BEGIN Extracted data

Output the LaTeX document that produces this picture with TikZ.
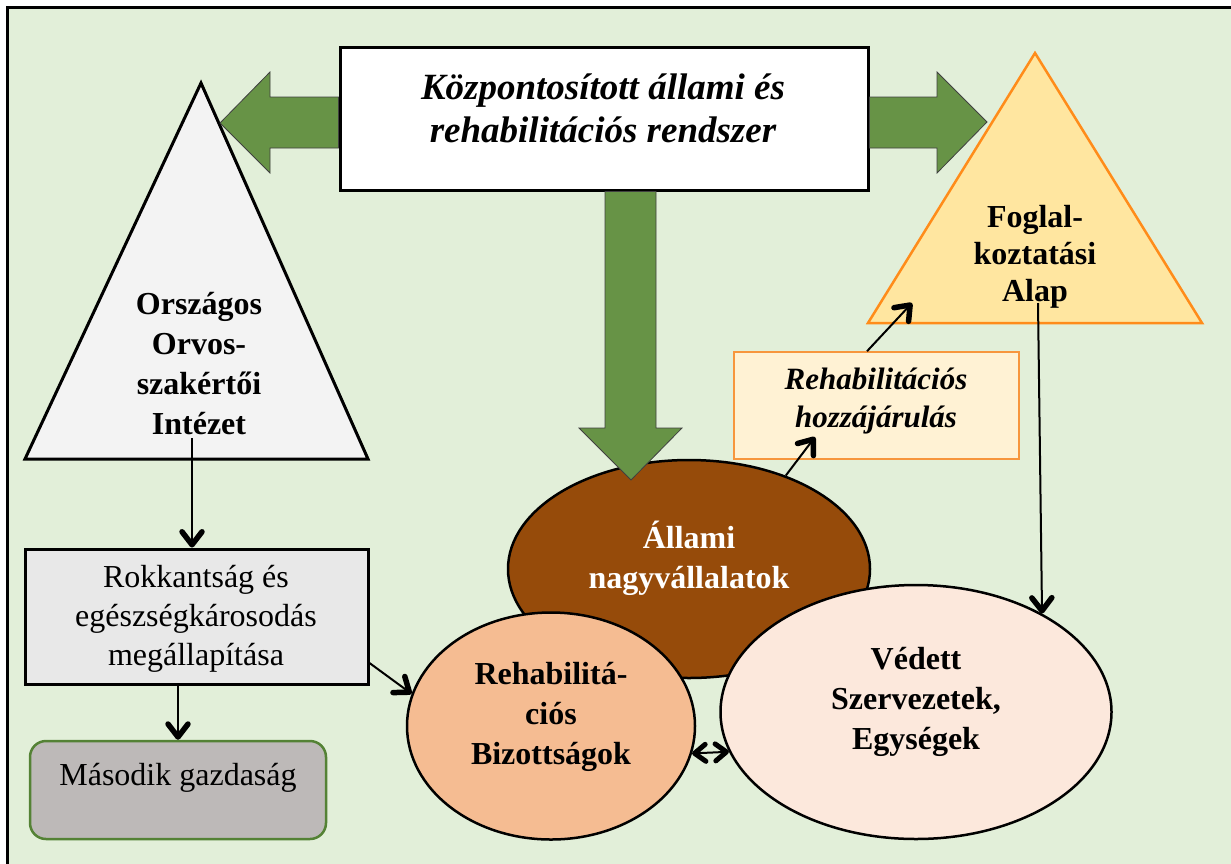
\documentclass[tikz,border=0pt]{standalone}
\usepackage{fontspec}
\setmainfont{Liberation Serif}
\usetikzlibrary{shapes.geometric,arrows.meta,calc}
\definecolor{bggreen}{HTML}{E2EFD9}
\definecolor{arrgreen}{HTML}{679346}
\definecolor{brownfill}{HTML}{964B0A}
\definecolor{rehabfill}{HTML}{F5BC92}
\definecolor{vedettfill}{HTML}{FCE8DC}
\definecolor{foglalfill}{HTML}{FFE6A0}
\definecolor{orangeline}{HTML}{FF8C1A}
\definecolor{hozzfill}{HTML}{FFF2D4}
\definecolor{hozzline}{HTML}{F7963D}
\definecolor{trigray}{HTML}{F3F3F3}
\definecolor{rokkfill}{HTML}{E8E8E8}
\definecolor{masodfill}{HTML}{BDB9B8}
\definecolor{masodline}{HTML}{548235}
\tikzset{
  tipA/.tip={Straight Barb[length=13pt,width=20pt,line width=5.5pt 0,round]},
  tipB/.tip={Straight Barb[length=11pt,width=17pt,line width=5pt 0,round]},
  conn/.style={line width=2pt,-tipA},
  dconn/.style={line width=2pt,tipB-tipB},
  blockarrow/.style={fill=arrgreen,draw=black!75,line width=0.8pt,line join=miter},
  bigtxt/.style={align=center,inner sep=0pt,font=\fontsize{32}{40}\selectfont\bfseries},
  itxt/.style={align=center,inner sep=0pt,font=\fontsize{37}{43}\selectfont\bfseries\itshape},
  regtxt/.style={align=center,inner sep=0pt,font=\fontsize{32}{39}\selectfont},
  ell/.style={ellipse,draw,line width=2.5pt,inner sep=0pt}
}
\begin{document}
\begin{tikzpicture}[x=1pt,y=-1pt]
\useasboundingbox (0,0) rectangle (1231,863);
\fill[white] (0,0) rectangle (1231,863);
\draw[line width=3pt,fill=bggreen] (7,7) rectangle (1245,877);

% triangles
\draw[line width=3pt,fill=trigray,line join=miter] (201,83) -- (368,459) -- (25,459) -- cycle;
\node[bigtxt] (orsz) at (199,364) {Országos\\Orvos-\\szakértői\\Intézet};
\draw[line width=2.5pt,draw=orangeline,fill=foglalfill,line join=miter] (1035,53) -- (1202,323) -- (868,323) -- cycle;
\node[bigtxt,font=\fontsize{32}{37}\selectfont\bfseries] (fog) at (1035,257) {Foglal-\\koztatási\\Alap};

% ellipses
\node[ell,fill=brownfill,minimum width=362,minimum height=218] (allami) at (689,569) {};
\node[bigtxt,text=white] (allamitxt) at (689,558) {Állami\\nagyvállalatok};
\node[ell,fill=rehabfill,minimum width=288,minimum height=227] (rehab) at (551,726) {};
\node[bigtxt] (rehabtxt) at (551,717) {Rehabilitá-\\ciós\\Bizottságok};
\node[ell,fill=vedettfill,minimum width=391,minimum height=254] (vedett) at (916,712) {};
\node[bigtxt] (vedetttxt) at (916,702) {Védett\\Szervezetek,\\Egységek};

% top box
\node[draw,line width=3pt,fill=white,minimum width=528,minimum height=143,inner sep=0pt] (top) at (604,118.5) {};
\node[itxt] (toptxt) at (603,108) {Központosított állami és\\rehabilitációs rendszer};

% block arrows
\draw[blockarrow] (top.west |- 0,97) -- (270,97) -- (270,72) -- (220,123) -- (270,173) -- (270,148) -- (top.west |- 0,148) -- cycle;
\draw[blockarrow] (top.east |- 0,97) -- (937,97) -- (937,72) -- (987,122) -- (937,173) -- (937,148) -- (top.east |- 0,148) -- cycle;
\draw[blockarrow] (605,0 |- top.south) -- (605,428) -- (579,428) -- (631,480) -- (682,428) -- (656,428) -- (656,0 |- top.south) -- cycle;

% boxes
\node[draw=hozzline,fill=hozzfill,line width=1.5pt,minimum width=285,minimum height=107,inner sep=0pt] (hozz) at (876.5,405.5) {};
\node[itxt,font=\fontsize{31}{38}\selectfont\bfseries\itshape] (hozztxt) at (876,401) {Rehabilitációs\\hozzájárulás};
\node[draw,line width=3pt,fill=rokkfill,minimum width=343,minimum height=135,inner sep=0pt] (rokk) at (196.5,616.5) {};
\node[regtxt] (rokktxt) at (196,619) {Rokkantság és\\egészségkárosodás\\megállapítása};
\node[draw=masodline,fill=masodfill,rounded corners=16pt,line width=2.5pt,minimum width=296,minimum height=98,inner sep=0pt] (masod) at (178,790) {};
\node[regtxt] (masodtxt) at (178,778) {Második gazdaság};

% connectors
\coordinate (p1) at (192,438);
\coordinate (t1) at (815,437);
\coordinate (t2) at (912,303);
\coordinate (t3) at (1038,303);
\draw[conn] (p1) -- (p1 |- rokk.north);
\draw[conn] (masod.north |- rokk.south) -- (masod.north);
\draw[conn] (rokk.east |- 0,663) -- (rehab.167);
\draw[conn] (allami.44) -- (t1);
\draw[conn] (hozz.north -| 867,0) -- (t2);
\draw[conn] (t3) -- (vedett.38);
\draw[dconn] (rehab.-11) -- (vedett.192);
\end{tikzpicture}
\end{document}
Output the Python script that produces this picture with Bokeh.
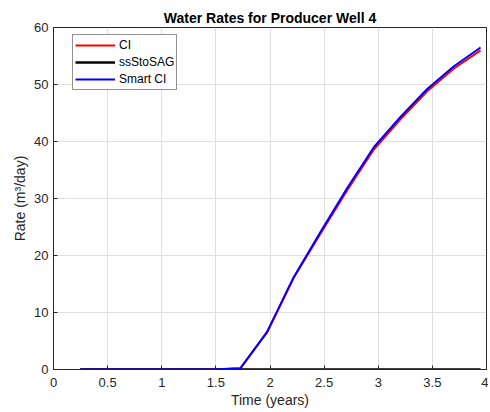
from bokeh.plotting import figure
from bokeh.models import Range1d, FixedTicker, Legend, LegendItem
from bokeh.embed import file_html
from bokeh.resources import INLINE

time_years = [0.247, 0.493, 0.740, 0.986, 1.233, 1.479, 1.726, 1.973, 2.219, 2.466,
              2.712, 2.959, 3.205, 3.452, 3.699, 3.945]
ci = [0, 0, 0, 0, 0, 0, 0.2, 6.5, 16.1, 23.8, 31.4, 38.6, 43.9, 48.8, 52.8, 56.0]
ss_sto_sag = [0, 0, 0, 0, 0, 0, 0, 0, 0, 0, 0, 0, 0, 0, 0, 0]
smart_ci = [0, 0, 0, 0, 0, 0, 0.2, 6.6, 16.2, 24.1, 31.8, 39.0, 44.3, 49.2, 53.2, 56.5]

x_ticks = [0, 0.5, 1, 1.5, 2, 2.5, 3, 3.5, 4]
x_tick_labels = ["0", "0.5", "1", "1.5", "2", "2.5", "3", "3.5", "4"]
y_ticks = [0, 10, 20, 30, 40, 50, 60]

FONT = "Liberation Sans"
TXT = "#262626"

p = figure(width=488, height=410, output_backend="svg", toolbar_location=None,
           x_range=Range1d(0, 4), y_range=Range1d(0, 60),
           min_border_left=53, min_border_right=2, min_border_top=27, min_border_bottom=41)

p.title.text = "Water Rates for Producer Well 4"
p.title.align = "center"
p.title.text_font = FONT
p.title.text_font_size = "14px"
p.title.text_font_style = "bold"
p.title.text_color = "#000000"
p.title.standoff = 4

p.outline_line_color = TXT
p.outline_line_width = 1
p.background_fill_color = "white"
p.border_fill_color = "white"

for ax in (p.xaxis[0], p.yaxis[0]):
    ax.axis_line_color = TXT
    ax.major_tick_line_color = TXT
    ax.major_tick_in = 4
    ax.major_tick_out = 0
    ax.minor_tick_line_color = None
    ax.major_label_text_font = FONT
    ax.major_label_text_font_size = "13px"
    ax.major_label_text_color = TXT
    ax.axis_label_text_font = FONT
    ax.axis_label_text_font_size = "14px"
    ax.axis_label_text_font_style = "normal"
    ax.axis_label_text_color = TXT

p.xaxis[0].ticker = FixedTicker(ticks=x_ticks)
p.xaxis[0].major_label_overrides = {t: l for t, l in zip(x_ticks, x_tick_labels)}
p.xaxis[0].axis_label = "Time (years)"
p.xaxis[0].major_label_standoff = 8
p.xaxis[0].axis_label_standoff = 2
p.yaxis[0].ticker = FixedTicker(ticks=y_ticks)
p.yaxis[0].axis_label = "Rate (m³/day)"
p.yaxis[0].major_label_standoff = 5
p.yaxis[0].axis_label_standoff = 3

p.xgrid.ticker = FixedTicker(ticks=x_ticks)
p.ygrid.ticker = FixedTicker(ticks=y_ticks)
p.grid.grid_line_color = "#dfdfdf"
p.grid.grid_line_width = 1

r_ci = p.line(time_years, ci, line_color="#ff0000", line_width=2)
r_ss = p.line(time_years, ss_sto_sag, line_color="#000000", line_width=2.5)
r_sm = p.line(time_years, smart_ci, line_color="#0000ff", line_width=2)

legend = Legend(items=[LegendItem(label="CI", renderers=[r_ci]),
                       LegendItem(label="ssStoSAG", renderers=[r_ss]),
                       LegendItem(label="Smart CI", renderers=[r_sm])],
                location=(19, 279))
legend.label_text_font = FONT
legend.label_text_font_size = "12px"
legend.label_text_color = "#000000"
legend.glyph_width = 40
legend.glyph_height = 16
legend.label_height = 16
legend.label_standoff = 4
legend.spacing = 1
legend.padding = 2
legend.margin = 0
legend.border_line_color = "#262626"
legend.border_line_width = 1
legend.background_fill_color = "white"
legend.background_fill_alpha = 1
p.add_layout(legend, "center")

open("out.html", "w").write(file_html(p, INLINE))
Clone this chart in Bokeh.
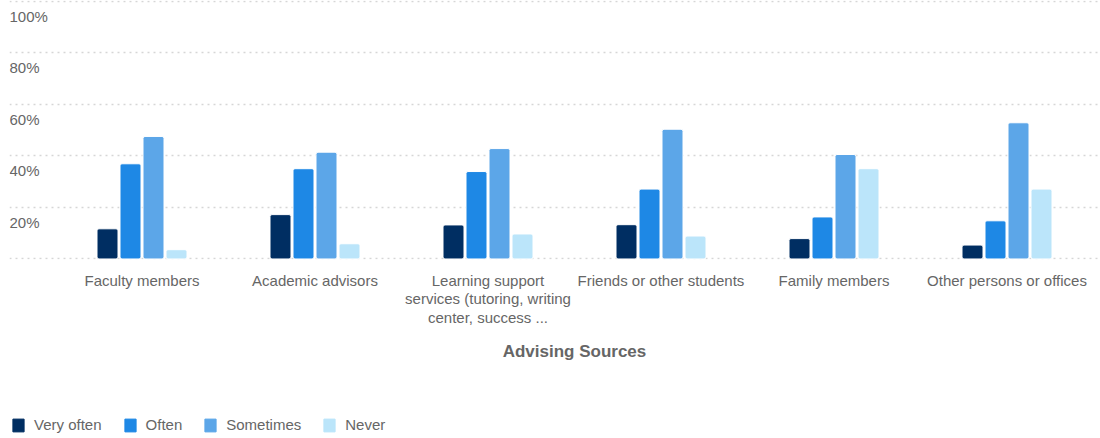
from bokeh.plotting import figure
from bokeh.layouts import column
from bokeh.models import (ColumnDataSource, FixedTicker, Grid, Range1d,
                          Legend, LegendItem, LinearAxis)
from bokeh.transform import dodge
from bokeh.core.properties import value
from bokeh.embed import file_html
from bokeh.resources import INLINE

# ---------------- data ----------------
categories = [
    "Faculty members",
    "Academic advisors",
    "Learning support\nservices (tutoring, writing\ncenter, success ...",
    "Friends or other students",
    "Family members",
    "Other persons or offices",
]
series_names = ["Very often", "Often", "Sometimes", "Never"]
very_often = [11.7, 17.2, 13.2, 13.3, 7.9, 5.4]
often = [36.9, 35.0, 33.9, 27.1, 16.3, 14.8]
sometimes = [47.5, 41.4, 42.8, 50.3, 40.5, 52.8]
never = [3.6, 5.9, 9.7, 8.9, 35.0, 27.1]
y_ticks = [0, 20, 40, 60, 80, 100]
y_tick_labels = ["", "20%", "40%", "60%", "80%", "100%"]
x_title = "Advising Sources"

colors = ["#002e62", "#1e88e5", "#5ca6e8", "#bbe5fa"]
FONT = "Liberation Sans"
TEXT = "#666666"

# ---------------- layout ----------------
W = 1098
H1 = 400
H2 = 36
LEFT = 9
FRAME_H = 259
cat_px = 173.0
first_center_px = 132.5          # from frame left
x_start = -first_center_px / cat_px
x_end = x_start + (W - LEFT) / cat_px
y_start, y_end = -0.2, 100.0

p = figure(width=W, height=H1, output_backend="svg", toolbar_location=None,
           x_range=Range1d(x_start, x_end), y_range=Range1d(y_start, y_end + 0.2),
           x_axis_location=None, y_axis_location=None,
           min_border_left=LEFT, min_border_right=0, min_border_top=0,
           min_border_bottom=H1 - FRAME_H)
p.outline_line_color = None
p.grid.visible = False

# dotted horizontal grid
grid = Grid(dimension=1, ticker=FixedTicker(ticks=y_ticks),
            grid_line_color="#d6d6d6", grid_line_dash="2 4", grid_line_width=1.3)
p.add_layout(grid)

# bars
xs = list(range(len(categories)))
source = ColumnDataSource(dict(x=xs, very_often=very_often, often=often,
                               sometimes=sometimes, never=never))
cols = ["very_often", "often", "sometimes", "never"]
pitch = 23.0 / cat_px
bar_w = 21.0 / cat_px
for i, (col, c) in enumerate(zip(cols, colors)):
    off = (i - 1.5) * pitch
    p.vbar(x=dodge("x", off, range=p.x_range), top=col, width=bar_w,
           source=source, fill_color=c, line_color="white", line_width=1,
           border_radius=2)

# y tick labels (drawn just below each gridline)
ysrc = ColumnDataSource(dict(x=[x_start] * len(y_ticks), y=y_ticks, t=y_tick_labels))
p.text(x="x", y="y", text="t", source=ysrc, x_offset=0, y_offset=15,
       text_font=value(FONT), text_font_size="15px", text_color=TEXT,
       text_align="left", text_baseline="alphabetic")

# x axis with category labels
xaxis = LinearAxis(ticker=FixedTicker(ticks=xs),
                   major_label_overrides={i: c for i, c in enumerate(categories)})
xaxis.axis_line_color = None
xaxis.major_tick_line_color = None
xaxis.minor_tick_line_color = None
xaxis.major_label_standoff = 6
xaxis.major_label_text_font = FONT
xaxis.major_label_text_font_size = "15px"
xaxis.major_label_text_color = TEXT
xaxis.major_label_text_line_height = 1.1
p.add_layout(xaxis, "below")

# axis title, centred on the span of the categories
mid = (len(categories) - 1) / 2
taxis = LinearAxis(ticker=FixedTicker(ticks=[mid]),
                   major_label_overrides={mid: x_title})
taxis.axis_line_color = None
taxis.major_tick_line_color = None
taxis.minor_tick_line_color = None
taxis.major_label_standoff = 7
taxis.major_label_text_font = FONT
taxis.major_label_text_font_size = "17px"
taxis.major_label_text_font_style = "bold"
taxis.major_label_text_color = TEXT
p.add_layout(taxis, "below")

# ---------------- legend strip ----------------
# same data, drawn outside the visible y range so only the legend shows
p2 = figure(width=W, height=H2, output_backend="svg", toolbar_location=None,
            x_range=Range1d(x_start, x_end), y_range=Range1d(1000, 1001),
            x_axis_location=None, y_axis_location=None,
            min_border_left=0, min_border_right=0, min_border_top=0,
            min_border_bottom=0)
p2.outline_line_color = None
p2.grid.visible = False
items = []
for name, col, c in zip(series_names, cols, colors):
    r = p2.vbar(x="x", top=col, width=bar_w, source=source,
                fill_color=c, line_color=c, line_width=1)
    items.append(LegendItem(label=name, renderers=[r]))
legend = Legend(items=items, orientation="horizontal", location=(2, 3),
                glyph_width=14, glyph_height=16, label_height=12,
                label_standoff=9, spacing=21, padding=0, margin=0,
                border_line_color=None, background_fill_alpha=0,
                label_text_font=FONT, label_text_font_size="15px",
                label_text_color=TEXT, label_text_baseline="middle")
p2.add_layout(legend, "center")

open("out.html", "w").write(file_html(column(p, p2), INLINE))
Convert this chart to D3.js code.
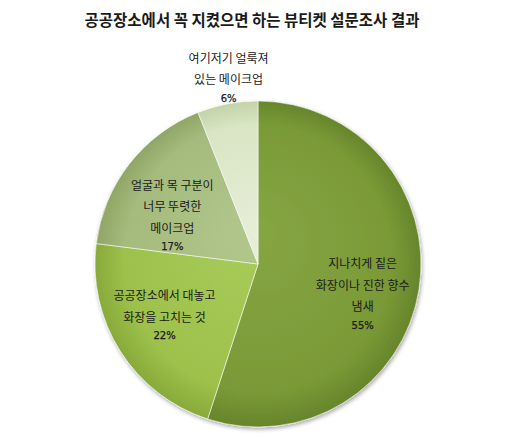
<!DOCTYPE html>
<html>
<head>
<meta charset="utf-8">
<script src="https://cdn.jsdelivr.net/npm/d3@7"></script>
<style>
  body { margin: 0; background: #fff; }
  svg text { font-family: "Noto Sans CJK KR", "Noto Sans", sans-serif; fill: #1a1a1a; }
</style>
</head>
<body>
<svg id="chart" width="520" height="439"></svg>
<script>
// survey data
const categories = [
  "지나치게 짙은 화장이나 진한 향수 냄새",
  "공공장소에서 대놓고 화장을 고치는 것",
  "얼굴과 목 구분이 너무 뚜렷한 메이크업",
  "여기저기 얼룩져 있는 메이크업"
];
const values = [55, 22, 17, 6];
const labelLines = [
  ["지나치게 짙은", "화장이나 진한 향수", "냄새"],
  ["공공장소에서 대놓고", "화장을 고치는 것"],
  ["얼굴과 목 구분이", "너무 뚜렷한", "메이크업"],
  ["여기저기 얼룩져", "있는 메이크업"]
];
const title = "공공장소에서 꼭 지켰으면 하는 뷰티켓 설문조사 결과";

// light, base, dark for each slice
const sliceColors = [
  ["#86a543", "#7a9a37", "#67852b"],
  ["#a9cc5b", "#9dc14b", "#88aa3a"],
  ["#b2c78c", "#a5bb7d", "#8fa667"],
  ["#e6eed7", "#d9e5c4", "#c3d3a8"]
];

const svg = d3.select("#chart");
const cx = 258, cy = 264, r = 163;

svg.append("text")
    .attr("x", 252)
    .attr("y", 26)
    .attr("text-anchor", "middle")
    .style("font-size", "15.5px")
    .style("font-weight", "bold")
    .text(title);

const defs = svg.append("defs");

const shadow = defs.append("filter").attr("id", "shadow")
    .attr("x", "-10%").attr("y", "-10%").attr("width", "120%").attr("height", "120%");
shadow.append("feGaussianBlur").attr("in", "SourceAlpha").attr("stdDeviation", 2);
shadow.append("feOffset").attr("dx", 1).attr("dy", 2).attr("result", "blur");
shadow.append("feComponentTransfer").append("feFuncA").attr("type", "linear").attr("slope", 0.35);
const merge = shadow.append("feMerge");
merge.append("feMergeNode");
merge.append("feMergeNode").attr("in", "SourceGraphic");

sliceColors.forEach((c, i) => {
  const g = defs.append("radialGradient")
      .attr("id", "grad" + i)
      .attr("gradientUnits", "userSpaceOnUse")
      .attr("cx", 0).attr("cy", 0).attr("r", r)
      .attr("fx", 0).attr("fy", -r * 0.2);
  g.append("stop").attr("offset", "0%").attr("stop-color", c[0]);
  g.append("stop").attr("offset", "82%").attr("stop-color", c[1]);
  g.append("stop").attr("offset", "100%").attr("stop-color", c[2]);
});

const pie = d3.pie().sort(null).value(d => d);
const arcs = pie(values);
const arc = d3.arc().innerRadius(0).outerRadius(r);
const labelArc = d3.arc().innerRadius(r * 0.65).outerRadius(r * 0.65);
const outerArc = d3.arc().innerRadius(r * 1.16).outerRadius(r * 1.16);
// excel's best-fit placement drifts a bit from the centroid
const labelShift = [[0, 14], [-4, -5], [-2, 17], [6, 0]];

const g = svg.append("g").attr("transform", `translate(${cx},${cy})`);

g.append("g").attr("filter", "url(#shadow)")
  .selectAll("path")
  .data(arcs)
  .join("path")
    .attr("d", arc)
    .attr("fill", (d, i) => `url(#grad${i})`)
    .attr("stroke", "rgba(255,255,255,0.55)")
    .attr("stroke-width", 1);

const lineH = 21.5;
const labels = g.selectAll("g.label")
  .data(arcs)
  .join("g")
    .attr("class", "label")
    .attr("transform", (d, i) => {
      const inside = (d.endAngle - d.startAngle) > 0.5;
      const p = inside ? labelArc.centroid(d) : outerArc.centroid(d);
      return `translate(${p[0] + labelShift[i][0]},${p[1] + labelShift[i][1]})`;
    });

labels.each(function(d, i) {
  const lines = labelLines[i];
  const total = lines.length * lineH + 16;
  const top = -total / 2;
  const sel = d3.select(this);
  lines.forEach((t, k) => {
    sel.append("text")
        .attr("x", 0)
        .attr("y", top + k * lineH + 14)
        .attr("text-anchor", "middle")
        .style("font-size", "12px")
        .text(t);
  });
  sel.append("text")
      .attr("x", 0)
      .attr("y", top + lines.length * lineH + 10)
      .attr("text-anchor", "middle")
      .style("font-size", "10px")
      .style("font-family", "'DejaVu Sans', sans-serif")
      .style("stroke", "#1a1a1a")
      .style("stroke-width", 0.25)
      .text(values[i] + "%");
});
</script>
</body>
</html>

END Extracted data

• [Set exercise] Say how many lines in this material hold "produces", and say nothing else.

• [Written answer] 2